Robert Templeton was born the year of the stock market crash in 1929, and his father eventually lost the family farm in Iowa.

“He really grew up experiencing poverty,” Leonore Templeton said. “I think naturally he had sympathy for the underdog from his own experience.”

Templeton was doing portraits in Detroit when riots broke out in 1967. He drew sketches that wound up on the cover of Time magazine and are on display at the museum, but it was a dangerous assignment as rioters set fires and gun shots filled the air.

“They were throwing bricks at my husband, too,” Lenore Templeton said, recalling that a man reached into his car window and tried to strangle him.

Templeton had seen segregation up close earlier in Atlanta, where he witnessed sit-ins at lunch counters.
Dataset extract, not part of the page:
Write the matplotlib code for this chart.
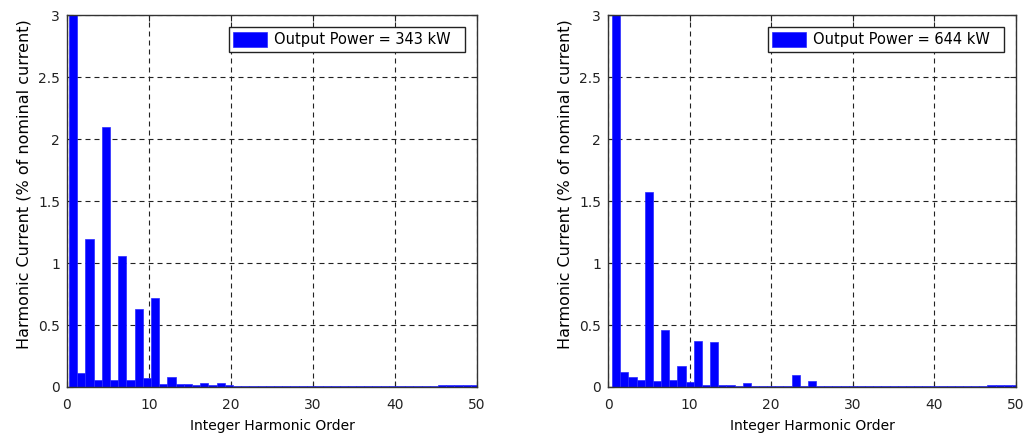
import numpy as np
import matplotlib
matplotlib.use("Agg")
import matplotlib.pyplot as plt

plt.rcParams['font.family'] = ['DejaVu Sans']

# harmonic orders 1..50
orders = np.arange(1, 51)

# 343 kW case (% of nominal current); fundamental is off scale
current_343 = [100, 0.11, 1.19, 0.06, 2.10, 0.06, 1.06, 0.06, 0.63, 0.075,
               0.72, 0.024, 0.083, 0.027, 0.027, 0.016, 0.03, 0.016, 0.03, 0.016,
               0.01, 0.01, 0.01, 0.01, 0.01, 0.01, 0.01, 0.01, 0.01, 0.01,
               0.01, 0.01, 0.01, 0.01, 0.01, 0.01, 0.01, 0.01, 0.01, 0.01,
               0.01, 0.01, 0.01, 0.01, 0.01, 0.02, 0.02, 0.02, 0.02, 0.02]

# 644 kW case
current_644 = [100, 0.12, 0.083, 0.06, 1.57, 0.05, 0.46, 0.06, 0.17, 0.04,
               0.37, 0.02, 0.36, 0.02, 0.02, 0.01, 0.035, 0.01, 0.01, 0.01,
               0.01, 0.005, 0.097, 0.01, 0.05, 0.01, 0.01, 0.01, 0.01, 0.008,
               0.008, 0.008, 0.008, 0.008, 0.008, 0.008, 0.008, 0.008, 0.008, 0.008,
               0.008, 0.008, 0.008, 0.008, 0.008, 0.008, 0.015, 0.015, 0.015, 0.015]

labels = ['Output Power = 343 kW', 'Output Power = 644 kW']
offsets = [-0.25, 0.0]

fig = plt.figure(figsize=(10.29, 4.36), dpi=100)
ax1 = fig.add_axes([0.0651, 0.1124, 0.3984, 0.853])
ax2 = fig.add_axes([0.5909, 0.1124, 0.3965, 0.853])

for ax, vals, lab, off in zip([ax1, ax2], [current_343, current_644], labels, offsets):
    ax.bar(orders + off, vals, width=1.0, color='#0000ff', edgecolor='#2a2aff',
           linewidth=0.5, label=lab + '\u00a0\u00a0', zorder=2)
    ax.set_xlim(0, 50)
    ax.set_ylim(0, 3)
    ax.set_xticks([0, 10, 20, 30, 40, 50])
    ax.set_yticks([0, 0.5, 1, 1.5, 2, 2.5, 3])
    ax.set_yticklabels(['0', '0.5', '1', '1.5', '2', '2.5', '3'])
    ax.grid(True, color='#222222', linestyle=(0, (4.5, 3.6)), linewidth=0.8, zorder=1)
    ax.set_axisbelow(True)
    ax.tick_params(direction='in', length=4, labelsize=10, colors='#222222',
                   top=True, right=True)
    ax.tick_params(axis='x', pad=8)
    ax.tick_params(axis='y', pad=5)
    for s in ax.spines.values():
        s.set_color('#333333')
        s.set_linewidth(1.0)
        s.set_zorder(3)
    ax.set_xlabel('Integer Harmonic Order', fontsize=10, labelpad=5)
    ax.set_ylabel('Harmonic Current (% of nominal current)', fontsize=11.5)
    ax.yaxis.set_label_coords(-0.087, 0.546)
    leg = ax.legend(loc='upper right', fontsize=10.5, fancybox=False, framealpha=1,
                    edgecolor='#222222', handlelength=2.3, handleheight=1.25,
                    borderpad=0.3, handletextpad=0.5, borderaxespad=0.85)
    leg.get_frame().set_linewidth(1.0)

fig.savefig('out.png', dpi=100)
Moved by what he saw in the South and in Detroit, he began his portrait project so that civil rights leaders would be recognized and remembered.

“He said he was sure someday they would succeed and this injustice would end,” Lenore Templeton said.

Benjamin Mays, president of Morehouse College, helped open doors for the white painter.

Civil rights leader A. Philip Randolph, president of the Brotherhood of Sleeping Car Porters, was near death, but got out of bed for his portrait. The frail, elderly man told Templeton how the FBI once viewed him as the most dangerous man in America because he had the power to bring the country to a standstill.

“When he said that to my husband, he had a real twinkle in his eye,” Lenore Templeton recalled.

Templeton also painted the Rev. Ralph David Abernathy, a close aide to the Rev. Martin Luther King Jr., but didn’t get to paint King before he was assassinated in 1968. His widow, Coretta Scott King, helped him sort through photos for the portrait.

“The expression in the photo is a combination of determination, sadness, resignation, hope,” Lenore Templeton said. “I think it touched a fear – he must have known someone would eventually assassinate him.”

Templeton also did artist renderings for the trial in 1971 of Black Panthers founder Bobby Seale in New Haven. When he tried to do a sketch on a napkin, the judge who had banned photographers and sketching materials threatened to send him to jail, his son Kevin said.

And Templeton painted a portrait of President Jimmy Carter that is displayed in the Hall of Presidents at the Smithsonian’s National Portrait Gallery in Washington.

Lenore Templeton said she went to the White House to help her husband set up for Carter’s portrait. The bulletproof windows didn’t let in a lot of light, so Templeton told his wife to tape back the draperies.

“I have the distinction of setting off the alarm in the Oval Office,” Templeton said.

Secret Service agents came in with guns drawn and told the couple not to move. “Then they said, ‘Don’t touch the curtains,'” she said.

Carter arrived later, talking to Templeton about her native Germany as he prepared for a trip to the country. Carter and Robert Templeton talked about their childhoods working on farms that played crucial roles in both men’s lives.